## TASK DETAILS
What lines of the data hold the string "that"? Pull each one out.
* * * *
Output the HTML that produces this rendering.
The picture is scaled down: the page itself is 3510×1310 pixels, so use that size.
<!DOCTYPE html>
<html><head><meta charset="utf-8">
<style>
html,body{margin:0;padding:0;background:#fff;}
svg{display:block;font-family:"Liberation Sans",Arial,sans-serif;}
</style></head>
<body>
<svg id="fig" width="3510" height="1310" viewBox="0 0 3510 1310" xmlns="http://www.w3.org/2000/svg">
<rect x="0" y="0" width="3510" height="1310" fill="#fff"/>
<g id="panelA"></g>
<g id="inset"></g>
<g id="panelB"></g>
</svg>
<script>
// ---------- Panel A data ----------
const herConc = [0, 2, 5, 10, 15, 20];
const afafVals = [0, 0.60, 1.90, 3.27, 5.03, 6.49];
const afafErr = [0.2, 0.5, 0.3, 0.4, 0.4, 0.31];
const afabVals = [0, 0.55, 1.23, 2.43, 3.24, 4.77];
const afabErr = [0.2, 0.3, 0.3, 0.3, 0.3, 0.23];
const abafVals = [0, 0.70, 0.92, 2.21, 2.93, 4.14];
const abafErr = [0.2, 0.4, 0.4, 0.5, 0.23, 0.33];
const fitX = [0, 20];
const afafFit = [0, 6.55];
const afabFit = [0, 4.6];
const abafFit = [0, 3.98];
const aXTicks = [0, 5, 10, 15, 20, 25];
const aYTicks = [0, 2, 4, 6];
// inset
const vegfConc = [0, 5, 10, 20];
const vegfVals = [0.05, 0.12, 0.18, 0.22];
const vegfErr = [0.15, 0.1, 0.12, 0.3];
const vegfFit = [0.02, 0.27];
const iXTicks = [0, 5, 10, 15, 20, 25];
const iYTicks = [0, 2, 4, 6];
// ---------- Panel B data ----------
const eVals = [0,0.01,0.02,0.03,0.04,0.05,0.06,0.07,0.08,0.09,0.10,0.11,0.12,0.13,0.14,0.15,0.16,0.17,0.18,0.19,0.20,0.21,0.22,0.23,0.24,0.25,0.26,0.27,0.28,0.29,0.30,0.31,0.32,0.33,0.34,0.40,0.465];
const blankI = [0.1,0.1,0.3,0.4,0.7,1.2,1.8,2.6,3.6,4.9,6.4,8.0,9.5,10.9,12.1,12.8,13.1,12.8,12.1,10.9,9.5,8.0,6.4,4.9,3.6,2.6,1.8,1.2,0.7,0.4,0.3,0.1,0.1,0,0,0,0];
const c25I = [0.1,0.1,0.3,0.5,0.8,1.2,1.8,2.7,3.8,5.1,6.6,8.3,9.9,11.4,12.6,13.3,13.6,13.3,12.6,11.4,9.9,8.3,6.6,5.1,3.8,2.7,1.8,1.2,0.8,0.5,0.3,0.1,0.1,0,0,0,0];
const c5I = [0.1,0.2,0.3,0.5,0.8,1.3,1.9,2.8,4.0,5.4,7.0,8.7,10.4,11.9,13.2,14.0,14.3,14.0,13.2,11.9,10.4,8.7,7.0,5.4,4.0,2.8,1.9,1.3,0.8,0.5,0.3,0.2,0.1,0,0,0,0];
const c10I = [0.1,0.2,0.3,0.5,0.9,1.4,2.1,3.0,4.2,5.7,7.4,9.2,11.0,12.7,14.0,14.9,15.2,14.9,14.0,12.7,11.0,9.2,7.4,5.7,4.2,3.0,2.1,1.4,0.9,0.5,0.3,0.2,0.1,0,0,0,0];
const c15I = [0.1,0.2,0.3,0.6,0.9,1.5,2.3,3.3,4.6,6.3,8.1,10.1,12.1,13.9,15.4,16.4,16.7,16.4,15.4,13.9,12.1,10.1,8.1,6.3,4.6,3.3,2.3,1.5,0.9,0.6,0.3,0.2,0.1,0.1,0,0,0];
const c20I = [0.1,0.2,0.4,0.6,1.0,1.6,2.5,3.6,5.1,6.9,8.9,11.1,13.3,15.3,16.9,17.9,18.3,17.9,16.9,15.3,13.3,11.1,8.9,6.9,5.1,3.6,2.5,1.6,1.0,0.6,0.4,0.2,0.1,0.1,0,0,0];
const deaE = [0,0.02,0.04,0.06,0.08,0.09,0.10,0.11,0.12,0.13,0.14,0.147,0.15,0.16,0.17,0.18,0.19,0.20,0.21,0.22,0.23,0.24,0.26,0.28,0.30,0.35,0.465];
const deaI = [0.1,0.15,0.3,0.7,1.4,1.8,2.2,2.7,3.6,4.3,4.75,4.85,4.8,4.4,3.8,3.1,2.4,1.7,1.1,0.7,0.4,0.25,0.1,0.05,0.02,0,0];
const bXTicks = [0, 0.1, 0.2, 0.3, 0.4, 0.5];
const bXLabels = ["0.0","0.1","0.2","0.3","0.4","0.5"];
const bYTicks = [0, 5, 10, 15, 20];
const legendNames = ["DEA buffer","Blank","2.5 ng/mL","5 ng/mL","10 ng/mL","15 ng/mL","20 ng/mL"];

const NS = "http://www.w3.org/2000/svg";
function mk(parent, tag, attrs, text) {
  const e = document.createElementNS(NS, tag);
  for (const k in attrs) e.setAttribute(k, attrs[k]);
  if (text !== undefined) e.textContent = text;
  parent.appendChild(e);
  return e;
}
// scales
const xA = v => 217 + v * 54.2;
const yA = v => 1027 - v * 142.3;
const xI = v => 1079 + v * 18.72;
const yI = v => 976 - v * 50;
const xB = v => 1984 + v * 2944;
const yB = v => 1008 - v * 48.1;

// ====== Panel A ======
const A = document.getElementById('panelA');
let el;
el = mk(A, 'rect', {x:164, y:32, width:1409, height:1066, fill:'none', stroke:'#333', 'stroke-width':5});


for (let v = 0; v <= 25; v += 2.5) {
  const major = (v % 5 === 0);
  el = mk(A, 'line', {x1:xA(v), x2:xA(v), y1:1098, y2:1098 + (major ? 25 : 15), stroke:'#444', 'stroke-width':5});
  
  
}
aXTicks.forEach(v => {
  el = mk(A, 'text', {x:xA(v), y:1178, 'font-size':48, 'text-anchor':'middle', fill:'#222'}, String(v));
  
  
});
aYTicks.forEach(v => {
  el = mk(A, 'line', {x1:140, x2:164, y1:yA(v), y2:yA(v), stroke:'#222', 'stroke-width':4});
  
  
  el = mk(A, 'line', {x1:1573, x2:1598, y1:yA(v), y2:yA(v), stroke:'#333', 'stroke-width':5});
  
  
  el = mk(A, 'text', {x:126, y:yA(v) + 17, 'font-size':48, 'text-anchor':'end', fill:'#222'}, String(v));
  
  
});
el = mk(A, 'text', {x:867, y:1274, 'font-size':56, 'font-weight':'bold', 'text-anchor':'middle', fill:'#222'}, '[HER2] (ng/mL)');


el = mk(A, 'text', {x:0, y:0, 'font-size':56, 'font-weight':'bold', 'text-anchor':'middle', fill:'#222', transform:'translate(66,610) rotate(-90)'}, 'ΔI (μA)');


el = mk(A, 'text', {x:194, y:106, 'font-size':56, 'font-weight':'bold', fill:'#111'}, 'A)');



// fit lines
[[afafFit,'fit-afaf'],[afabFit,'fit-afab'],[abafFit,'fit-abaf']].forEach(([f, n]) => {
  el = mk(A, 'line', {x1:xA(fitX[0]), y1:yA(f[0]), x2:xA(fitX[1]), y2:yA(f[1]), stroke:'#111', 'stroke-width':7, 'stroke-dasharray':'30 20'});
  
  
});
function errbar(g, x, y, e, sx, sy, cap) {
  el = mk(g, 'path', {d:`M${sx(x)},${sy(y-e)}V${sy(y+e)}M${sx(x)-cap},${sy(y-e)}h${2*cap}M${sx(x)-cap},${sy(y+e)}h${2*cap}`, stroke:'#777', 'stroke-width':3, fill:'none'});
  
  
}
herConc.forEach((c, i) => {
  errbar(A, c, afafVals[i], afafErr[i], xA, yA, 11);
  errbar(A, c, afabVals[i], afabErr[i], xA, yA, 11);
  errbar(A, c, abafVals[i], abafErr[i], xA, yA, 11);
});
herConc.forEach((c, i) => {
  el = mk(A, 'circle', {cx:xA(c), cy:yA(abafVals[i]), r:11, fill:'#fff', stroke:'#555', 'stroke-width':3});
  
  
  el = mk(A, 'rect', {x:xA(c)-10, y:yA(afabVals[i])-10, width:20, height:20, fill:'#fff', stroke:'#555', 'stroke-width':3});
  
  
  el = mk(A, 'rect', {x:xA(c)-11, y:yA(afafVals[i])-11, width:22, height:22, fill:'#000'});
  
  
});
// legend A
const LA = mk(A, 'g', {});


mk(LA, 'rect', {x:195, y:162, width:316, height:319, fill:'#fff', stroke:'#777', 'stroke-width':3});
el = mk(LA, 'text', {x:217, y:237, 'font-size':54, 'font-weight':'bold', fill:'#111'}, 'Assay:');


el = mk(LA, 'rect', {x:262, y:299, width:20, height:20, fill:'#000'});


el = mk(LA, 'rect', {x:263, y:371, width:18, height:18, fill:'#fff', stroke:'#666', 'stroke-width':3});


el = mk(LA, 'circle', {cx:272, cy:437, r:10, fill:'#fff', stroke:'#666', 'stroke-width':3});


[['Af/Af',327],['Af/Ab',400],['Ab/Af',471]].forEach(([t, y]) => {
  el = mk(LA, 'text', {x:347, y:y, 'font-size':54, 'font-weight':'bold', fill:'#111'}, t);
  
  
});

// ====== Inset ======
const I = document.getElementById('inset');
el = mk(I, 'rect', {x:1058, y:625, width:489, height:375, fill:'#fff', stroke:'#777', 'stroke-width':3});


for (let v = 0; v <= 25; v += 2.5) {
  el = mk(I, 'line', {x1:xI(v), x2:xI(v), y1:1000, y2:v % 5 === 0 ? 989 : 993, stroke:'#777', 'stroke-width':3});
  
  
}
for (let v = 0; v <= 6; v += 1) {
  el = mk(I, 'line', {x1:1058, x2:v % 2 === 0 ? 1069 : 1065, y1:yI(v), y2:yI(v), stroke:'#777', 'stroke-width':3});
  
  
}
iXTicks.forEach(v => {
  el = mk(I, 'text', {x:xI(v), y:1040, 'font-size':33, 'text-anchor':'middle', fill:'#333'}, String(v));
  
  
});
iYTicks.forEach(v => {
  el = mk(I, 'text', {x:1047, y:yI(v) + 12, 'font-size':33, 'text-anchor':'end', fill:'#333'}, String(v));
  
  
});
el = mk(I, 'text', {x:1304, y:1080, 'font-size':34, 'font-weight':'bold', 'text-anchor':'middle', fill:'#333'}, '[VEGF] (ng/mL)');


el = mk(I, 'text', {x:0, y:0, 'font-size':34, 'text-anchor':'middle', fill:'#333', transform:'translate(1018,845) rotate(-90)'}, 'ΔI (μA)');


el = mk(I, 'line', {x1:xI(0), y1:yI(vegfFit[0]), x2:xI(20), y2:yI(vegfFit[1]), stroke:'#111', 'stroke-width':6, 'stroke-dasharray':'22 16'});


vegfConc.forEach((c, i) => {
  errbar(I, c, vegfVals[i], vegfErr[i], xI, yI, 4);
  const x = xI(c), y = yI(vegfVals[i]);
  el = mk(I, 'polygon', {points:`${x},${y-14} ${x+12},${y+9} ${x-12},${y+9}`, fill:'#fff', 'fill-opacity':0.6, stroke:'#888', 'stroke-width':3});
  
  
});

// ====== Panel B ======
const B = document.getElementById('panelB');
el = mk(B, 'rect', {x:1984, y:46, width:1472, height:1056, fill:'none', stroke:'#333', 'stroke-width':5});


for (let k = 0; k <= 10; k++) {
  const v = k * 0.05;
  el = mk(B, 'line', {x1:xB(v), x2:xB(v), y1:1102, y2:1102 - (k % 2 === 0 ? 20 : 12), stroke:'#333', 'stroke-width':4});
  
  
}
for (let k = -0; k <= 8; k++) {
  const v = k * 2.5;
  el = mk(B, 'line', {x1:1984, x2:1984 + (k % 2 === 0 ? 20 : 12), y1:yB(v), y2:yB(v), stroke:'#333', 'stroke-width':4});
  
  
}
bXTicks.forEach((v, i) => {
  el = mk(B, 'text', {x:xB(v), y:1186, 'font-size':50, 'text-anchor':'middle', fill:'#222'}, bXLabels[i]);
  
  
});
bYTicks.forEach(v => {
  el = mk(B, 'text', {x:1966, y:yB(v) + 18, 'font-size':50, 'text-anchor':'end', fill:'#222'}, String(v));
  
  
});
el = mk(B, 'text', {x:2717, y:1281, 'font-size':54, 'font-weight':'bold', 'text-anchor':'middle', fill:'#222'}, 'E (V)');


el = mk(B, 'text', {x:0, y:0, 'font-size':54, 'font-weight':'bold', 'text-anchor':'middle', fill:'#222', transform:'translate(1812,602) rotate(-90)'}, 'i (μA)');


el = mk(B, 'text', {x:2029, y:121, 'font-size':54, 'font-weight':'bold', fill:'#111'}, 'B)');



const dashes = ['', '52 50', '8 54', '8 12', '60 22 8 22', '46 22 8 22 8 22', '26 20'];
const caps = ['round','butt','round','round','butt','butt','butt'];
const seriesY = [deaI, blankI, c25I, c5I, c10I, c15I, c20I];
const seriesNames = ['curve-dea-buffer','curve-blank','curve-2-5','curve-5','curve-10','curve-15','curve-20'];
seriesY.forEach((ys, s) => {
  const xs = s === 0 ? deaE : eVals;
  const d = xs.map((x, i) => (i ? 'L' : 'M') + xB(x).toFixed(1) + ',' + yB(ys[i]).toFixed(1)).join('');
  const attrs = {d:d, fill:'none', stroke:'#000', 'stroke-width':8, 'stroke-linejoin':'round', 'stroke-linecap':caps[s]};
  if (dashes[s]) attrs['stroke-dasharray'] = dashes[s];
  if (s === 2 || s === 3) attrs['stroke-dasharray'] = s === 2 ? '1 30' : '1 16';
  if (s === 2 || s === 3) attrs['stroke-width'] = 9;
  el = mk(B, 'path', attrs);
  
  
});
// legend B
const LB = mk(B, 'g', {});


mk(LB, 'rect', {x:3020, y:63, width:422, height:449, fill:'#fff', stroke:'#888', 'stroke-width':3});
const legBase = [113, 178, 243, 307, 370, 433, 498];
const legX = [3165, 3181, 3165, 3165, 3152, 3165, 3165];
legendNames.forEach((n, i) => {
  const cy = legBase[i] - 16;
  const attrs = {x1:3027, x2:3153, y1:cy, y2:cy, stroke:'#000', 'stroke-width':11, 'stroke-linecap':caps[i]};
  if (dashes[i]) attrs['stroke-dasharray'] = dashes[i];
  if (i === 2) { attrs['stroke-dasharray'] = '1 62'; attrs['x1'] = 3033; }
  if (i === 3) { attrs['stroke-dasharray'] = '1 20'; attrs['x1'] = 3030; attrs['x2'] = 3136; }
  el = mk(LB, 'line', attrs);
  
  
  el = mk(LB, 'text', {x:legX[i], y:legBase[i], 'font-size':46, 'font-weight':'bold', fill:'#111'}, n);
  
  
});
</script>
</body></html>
* * * *
## OUTPUT
Output the HTML that produces this rendering.
The picture is scaled down: the page itself is 3510×1310 pixels, so use that size.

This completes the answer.